* Problem to work on
Restate exactly the lines of the entries below, beginning with the first and ending with the line that holds "from matplotlib.ticker import". Pictures are not copied.
Start of Material for this task
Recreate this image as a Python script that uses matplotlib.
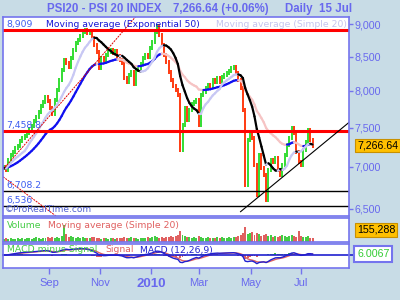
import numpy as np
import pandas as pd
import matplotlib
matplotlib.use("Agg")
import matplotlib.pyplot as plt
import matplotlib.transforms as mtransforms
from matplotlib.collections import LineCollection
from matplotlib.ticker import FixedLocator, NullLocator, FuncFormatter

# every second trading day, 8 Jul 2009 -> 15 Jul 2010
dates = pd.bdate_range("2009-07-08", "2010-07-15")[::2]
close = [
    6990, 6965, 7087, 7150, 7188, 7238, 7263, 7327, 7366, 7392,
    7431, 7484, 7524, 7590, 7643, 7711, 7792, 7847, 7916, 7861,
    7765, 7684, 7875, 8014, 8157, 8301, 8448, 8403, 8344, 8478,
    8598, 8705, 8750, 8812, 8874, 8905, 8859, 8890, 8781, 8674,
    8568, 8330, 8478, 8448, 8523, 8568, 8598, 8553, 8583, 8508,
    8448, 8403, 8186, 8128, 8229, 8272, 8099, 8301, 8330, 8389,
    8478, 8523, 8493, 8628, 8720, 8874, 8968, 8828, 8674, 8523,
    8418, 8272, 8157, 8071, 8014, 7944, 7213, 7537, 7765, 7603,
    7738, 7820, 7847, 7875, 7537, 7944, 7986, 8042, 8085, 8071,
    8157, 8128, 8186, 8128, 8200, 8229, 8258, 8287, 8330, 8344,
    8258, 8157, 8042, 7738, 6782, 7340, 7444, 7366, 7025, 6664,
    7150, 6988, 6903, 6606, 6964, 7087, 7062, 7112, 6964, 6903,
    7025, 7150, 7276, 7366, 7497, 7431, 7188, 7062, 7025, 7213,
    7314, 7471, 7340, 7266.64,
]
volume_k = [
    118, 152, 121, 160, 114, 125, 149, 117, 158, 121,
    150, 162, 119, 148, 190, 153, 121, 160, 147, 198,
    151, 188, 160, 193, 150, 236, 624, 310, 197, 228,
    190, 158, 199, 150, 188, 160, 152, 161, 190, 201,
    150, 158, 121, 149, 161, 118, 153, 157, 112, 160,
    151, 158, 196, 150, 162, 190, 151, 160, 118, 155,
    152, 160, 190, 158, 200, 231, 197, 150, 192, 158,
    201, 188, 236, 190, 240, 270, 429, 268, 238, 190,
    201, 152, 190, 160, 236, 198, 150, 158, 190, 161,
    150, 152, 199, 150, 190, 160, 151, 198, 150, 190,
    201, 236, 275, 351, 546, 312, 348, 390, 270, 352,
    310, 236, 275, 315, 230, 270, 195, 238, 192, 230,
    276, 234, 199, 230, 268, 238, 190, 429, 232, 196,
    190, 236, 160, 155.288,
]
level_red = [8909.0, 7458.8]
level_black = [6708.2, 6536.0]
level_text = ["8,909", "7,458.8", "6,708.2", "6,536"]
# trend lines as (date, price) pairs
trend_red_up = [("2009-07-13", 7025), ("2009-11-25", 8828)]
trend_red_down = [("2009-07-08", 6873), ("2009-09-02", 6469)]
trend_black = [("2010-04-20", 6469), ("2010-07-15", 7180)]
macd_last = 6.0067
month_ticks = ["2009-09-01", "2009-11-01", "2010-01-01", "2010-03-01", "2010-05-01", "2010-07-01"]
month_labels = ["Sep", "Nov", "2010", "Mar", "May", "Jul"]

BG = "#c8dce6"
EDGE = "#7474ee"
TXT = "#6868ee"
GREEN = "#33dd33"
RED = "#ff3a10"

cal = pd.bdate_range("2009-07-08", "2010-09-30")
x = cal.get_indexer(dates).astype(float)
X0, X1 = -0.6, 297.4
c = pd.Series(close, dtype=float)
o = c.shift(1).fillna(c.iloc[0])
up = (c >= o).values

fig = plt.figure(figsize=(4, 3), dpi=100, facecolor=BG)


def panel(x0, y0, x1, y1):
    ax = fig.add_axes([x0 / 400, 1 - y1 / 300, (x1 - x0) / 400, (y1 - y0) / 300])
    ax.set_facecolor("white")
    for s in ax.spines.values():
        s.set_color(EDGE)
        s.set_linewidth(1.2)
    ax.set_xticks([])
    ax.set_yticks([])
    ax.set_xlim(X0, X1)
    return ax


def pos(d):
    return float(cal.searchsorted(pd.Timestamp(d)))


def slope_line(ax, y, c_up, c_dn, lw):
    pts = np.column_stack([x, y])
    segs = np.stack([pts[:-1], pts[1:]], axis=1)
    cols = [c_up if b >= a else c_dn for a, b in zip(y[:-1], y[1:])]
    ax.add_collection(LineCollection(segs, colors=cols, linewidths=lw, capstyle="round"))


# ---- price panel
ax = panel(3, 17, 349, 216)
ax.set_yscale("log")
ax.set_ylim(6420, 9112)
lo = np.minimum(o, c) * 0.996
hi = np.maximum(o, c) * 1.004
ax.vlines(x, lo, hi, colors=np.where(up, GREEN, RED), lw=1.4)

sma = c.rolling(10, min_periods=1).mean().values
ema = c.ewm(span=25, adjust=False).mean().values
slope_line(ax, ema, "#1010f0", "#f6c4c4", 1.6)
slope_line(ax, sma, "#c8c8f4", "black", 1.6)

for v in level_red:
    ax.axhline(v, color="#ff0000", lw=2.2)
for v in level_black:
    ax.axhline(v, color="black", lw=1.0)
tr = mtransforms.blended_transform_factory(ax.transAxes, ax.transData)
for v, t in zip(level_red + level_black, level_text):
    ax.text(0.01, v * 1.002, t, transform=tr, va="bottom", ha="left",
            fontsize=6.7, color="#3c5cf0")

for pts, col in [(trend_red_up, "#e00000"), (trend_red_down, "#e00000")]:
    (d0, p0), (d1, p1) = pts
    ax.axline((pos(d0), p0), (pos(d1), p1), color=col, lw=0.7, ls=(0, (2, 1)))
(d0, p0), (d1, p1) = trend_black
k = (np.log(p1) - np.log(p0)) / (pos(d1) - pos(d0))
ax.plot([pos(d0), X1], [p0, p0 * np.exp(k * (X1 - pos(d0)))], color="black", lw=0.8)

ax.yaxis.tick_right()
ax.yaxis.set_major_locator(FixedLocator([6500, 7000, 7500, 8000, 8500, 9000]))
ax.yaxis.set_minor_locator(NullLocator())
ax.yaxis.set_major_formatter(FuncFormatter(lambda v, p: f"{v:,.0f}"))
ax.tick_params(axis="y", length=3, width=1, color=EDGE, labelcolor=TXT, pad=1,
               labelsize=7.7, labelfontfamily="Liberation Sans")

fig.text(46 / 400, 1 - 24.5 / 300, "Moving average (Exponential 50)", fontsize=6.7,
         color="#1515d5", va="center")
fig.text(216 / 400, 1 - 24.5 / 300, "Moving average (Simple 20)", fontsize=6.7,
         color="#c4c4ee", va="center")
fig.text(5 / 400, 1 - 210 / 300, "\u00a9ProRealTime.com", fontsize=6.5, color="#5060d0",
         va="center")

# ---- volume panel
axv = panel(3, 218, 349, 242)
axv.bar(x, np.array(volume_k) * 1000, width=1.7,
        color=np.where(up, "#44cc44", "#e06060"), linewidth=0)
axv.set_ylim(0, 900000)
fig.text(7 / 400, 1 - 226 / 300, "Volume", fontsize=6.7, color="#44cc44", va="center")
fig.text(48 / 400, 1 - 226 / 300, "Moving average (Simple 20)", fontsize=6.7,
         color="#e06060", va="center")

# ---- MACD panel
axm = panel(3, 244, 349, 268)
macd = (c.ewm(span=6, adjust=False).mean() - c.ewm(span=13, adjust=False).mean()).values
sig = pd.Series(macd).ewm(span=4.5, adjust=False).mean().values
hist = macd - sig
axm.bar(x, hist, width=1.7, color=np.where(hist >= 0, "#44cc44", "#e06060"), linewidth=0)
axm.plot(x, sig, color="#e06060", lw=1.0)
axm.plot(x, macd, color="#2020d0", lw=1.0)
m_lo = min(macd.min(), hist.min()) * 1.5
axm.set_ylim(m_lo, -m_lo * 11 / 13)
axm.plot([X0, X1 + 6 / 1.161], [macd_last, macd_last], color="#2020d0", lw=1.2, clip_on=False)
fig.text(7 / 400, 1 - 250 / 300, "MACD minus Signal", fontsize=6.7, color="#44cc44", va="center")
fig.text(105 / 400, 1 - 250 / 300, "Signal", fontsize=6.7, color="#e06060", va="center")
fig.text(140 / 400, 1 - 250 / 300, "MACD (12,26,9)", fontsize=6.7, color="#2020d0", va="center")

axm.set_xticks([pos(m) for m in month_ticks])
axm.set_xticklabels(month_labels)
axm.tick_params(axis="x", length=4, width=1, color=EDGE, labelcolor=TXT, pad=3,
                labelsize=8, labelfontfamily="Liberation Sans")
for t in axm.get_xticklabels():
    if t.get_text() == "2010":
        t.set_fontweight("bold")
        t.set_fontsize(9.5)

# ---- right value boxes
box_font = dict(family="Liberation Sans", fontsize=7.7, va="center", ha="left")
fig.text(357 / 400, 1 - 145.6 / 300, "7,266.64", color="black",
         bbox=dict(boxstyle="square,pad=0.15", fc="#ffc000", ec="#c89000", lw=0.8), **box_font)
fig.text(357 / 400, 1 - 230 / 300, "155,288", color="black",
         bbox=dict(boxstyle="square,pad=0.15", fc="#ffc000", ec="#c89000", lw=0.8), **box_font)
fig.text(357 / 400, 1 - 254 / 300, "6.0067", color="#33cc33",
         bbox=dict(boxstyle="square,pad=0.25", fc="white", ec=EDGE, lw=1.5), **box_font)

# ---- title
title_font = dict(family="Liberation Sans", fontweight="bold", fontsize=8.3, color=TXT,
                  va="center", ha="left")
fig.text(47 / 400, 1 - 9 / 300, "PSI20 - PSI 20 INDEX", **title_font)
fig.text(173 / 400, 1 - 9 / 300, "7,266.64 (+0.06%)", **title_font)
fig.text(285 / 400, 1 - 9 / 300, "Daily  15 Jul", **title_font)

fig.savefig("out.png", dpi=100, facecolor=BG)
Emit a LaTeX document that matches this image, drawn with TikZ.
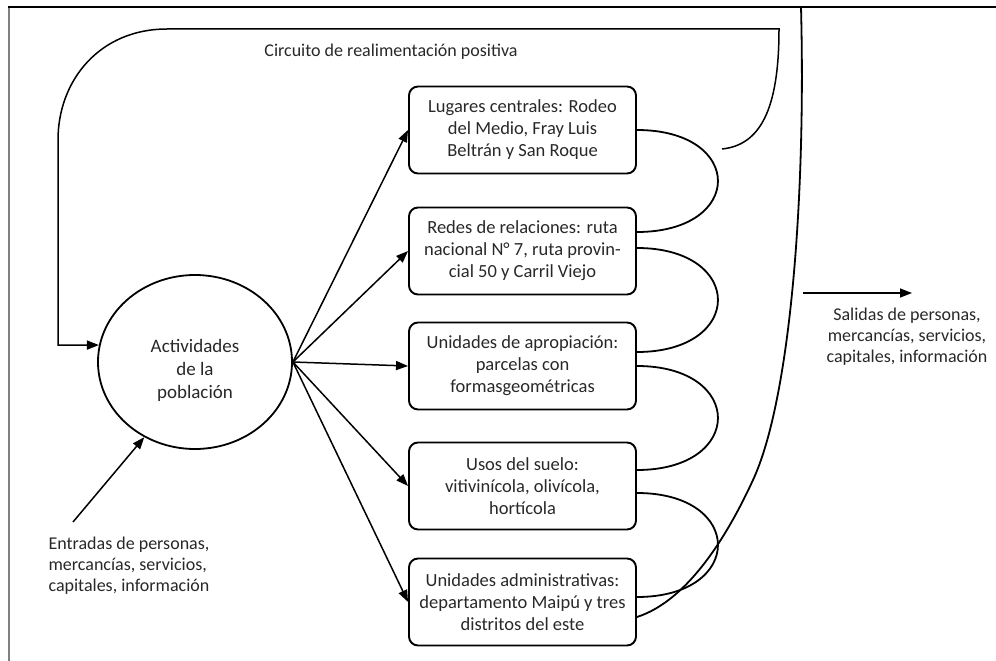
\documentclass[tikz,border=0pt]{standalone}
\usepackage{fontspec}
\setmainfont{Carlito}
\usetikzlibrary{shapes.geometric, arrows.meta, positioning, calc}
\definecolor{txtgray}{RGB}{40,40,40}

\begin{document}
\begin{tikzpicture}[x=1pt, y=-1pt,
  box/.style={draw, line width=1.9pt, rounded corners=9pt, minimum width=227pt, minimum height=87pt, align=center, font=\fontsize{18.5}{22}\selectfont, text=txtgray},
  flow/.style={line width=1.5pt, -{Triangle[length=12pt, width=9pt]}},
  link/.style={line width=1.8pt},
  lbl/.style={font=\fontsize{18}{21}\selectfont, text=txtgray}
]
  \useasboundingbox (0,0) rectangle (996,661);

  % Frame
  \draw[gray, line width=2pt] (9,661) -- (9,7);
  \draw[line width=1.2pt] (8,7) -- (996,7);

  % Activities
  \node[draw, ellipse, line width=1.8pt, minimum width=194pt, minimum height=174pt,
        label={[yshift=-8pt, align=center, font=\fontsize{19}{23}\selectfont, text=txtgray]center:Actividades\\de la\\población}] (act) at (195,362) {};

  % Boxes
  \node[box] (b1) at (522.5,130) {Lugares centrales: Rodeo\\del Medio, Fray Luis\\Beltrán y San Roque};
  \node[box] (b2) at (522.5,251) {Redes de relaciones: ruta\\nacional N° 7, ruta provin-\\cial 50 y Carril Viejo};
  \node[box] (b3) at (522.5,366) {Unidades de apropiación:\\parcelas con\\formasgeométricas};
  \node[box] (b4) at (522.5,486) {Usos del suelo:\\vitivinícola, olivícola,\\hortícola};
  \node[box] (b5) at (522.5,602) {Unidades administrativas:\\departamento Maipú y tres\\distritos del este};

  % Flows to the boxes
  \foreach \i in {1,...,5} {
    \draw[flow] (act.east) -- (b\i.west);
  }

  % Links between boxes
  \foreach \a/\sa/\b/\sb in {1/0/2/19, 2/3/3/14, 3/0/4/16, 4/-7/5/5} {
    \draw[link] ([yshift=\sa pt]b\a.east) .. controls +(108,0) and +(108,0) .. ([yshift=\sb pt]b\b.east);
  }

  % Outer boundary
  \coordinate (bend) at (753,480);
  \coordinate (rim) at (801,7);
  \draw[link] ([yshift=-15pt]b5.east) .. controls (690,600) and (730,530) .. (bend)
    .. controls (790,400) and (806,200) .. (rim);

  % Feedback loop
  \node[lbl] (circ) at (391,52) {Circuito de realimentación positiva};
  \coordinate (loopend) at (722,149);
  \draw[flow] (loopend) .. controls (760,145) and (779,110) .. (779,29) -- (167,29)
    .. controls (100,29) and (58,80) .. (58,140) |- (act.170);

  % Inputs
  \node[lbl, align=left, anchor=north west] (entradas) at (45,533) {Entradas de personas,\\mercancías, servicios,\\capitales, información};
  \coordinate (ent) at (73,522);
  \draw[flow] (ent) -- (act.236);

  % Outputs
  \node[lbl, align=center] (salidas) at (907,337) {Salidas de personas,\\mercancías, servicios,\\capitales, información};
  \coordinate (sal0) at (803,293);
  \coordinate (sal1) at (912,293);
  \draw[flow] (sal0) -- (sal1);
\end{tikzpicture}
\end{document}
End of Material for this task
* Solution to this task
Recreate this image as a Python script that uses matplotlib.
import numpy as np
import pandas as pd
import matplotlib
matplotlib.use("Agg")
import matplotlib.pyplot as plt
import matplotlib.transforms as mtransforms
from matplotlib.collections import LineCollection
from matplotlib.ticker import FixedLocator, NullLocator, FuncFormatter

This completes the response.